WHAT TO PRODUCE:
No images are to be carried over; print all other material exactly as it stands.

-------- DATA BLOCK

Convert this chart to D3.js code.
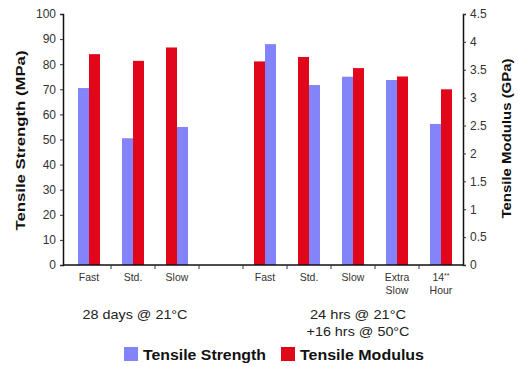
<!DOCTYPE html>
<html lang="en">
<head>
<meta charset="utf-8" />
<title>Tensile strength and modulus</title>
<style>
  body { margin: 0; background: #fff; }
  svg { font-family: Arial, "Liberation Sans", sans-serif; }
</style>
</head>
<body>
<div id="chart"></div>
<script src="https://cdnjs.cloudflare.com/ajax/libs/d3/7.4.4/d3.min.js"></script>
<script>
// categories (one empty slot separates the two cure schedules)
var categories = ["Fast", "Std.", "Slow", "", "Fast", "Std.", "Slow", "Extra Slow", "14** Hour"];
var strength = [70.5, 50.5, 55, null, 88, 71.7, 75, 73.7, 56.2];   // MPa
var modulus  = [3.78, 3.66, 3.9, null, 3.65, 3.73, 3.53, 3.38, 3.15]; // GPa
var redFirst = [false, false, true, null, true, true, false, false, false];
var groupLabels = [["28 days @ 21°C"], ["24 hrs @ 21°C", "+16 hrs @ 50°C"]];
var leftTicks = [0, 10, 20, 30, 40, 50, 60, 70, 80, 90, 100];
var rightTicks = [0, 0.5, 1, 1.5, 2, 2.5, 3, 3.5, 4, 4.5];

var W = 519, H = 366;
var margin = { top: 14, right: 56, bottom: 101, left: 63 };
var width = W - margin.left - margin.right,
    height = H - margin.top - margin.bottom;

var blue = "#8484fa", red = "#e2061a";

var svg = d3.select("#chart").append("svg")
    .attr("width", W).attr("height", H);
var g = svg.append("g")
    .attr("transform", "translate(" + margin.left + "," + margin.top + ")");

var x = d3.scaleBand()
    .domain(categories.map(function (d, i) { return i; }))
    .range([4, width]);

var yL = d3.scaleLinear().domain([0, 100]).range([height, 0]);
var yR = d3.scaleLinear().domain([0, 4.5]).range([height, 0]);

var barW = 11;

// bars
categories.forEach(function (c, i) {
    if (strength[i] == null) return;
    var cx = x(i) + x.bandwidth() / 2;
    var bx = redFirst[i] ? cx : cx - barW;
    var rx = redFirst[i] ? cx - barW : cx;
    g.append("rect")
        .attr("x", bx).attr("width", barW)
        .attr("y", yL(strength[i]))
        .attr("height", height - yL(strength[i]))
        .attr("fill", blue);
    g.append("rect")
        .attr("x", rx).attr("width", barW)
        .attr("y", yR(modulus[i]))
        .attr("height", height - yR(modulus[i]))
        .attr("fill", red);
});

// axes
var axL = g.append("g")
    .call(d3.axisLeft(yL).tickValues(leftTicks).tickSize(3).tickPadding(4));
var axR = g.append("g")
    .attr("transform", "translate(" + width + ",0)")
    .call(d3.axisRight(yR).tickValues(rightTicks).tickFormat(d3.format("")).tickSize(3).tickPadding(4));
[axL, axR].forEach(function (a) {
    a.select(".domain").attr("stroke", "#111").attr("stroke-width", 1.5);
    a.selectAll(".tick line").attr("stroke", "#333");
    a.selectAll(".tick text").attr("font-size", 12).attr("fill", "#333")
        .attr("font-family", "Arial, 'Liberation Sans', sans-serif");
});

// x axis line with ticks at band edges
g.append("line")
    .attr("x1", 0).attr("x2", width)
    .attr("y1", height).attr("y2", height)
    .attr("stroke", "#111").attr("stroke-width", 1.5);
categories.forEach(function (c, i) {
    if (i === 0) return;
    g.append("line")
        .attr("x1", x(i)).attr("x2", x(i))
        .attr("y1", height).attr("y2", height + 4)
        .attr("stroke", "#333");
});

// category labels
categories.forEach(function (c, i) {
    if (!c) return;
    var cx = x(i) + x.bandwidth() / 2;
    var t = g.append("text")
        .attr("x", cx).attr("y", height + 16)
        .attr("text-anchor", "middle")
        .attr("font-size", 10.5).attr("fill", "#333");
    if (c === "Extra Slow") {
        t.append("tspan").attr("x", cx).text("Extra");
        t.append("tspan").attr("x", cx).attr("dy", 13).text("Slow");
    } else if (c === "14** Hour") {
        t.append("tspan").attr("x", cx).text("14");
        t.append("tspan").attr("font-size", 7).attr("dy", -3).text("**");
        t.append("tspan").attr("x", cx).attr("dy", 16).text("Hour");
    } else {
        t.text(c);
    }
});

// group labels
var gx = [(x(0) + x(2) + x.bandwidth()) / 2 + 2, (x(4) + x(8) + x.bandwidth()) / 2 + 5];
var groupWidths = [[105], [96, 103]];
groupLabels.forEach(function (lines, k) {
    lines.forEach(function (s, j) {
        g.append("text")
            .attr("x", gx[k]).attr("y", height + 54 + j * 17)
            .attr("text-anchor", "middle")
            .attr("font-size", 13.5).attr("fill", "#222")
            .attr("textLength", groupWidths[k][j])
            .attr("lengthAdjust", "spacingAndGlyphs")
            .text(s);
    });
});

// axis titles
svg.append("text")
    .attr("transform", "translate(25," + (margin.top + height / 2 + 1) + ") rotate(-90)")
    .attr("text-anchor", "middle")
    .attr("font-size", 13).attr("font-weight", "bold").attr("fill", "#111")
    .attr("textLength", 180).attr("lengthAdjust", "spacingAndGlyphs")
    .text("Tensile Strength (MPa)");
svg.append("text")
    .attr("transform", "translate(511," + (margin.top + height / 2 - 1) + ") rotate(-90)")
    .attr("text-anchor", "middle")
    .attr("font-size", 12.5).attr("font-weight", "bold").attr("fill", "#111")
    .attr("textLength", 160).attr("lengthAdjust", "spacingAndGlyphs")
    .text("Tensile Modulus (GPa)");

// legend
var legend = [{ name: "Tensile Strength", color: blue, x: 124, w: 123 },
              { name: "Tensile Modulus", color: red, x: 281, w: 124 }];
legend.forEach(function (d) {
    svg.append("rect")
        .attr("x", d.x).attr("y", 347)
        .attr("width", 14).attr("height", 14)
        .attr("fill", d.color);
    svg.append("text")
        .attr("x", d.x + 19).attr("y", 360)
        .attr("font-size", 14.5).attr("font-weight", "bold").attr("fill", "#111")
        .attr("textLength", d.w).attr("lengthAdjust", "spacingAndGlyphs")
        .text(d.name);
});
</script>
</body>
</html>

----------------

WORKED ANSWER:
Convert this chart to D3.js code.
<!DOCTYPE html>
<html lang="en">
<head>
<meta charset="utf-8" />
<title>Tensile strength and modulus</title>
<style>
  body { margin: 0; background: #fff; }
  svg { font-family: Arial, "Liberation Sans", sans-serif; }
</style>
</head>
<body>
<div id="chart"></div>
<script src="https://cdnjs.cloudflare.com/ajax/libs/d3/7.4.4/d3.min.js"></script>
<script>
// categories (one empty slot separates the two cure schedules)
var categories = ["Fast", "Std.", "Slow", "", "Fast", "Std.", "Slow", "Extra Slow", "14** Hour"];
var strength = [70.5, 50.5, 55, null, 88, 71.7, 75, 73.7, 56.2];   // MPa
var modulus  = [3.78, 3.66, 3.9, null, 3.65, 3.73, 3.53, 3.38, 3.15]; // GPa
var redFirst = [false, false, true, null, true, true, false, false, false];
var groupLabels = [["28 days @ 21°C"], ["24 hrs @ 21°C", "+16 hrs @ 50°C"]];
var leftTicks = [0, 10, 20, 30, 40, 50, 60, 70, 80, 90, 100];
var rightTicks = [0, 0.5, 1, 1.5, 2, 2.5, 3, 3.5, 4, 4.5];

var W = 519, H = 366;
var margin = { top: 14, right: 56, bottom: 101, left: 63 };
var width = W - margin.left - margin.right,
    height = H - margin.top - margin.bottom;

var blue = "#8484fa", red = "#e2061a";

var svg = d3.select("#chart").append("svg")
    .attr("width", W).attr("height", H);
var g = svg.append("g")
    .attr("transform", "translate(" + margin.left + "," + margin.top + ")");

var x = d3.scaleBand()
    .domain(categories.map(function (d, i) { return i; }))
    .range([4, width]);

var yL = d3.scaleLinear().domain([0, 100]).range([height, 0]);
var yR = d3.scaleLinear().domain([0, 4.5]).range([height, 0]);

var barW = 11;

// bars
categories.forEach(function (c, i) {
    if (strength[i] == null) return;
    var cx = x(i) + x.bandwidth() / 2;
    var bx = redFirst[i] ? cx : cx - barW;
    var rx = redFirst[i] ? cx - barW : cx;
    g.append("rect")
        .attr("x", bx).attr("width", barW)
        .attr("y", yL(strength[i]))
        .attr("height", height - yL(strength[i]))
        .attr("fill", blue);
    g.append("rect")
        .attr("x", rx).attr("width", barW)
        .attr("y", yR(modulus[i]))
        .attr("height", height - yR(modulus[i]))
        .attr("fill", red);
});

// axes
var axL = g.append("g")
    .call(d3.axisLeft(yL).tickValues(leftTicks).tickSize(3).tickPadding(4));
var axR = g.append("g")
    .attr("transform", "translate(" + width + ",0)")
    .call(d3.axisRight(yR).tickValues(rightTicks).tickFormat(d3.format("")).tickSize(3).tickPadding(4));
[axL, axR].forEach(function (a) {
    a.select(".domain").attr("stroke", "#111").attr("stroke-width", 1.5);
    a.selectAll(".tick line").attr("stroke", "#333");
    a.selectAll(".tick text").attr("font-size", 12).attr("fill", "#333")
        .attr("font-family", "Arial, 'Liberation Sans', sans-serif");
});

// x axis line with ticks at band edges
g.append("line")
    .attr("x1", 0).attr("x2", width)
    .attr("y1", height).attr("y2", height)
    .attr("stroke", "#111").attr("stroke-width", 1.5);
categories.forEach(function (c, i) {
    if (i === 0) return;
    g.append("line")
        .attr("x1", x(i)).attr("x2", x(i))
        .attr("y1", height).attr("y2", height + 4)
        .attr("stroke", "#333");
});

// category labels
categories.forEach(function (c, i) {
    if (!c) return;
    var cx = x(i) + x.bandwidth() / 2;
    var t = g.append("text")
        .attr("x", cx).attr("y", height + 16)
        .attr("text-anchor", "middle")
        .attr("font-size", 10.5).attr("fill", "#333");
    if (c === "Extra Slow") {
        t.append("tspan").attr("x", cx).text("Extra");
        t.append("tspan").attr("x", cx).attr("dy", 13).text("Slow");
    } else if (c === "14** Hour") {
        t.append("tspan").attr("x", cx).text("14");
        t.append("tspan").attr("font-size", 7).attr("dy", -3).text("**");
        t.append("tspan").attr("x", cx).attr("dy", 16).text("Hour");
    } else {
        t.text(c);
    }
});

// group labels
var gx = [(x(0) + x(2) + x.bandwidth()) / 2 + 2, (x(4) + x(8) + x.bandwidth()) / 2 + 5];
var groupWidths = [[105], [96, 103]];
groupLabels.forEach(function (lines, k) {
    lines.forEach(function (s, j) {
        g.append("text")
            .attr("x", gx[k]).attr("y", height + 54 + j * 17)
            .attr("text-anchor", "middle")
            .attr("font-size", 13.5).attr("fill", "#222")
            .attr("textLength", groupWidths[k][j])
            .attr("lengthAdjust", "spacingAndGlyphs")
            .text(s);
    });
});

// axis titles
svg.append("text")
    .attr("transform", "translate(25," + (margin.top + height / 2 + 1) + ") rotate(-90)")
    .attr("text-anchor", "middle")
    .attr("font-size", 13).attr("font-weight", "bold").attr("fill", "#111")
    .attr("textLength", 180).attr("lengthAdjust", "spacingAndGlyphs")
    .text("Tensile Strength (MPa)");
svg.append("text")
    .attr("transform", "translate(511," + (margin.top + height / 2 - 1) + ") rotate(-90)")
    .attr("text-anchor", "middle")
    .attr("font-size", 12.5).attr("font-weight", "bold").attr("fill", "#111")
    .attr("textLength", 160).attr("lengthAdjust", "spacingAndGlyphs")
    .text("Tensile Modulus (GPa)");

// legend
var legend = [{ name: "Tensile Strength", color: blue, x: 124, w: 123 },
              { name: "Tensile Modulus", color: red, x: 281, w: 124 }];
legend.forEach(function (d) {
    svg.append("rect")
        .attr("x", d.x).attr("y", 347)
        .attr("width", 14).attr("height", 14)
        .attr("fill", d.color);
    svg.append("text")
        .attr("x", d.x + 19).attr("y", 360)
        .attr("font-size", 14.5).attr("font-weight", "bold").attr("fill", "#111")
        .attr("textLength", d.w).attr("lengthAdjust", "spacingAndGlyphs")
        .text(d.name);
});
</script>
</body>
</html>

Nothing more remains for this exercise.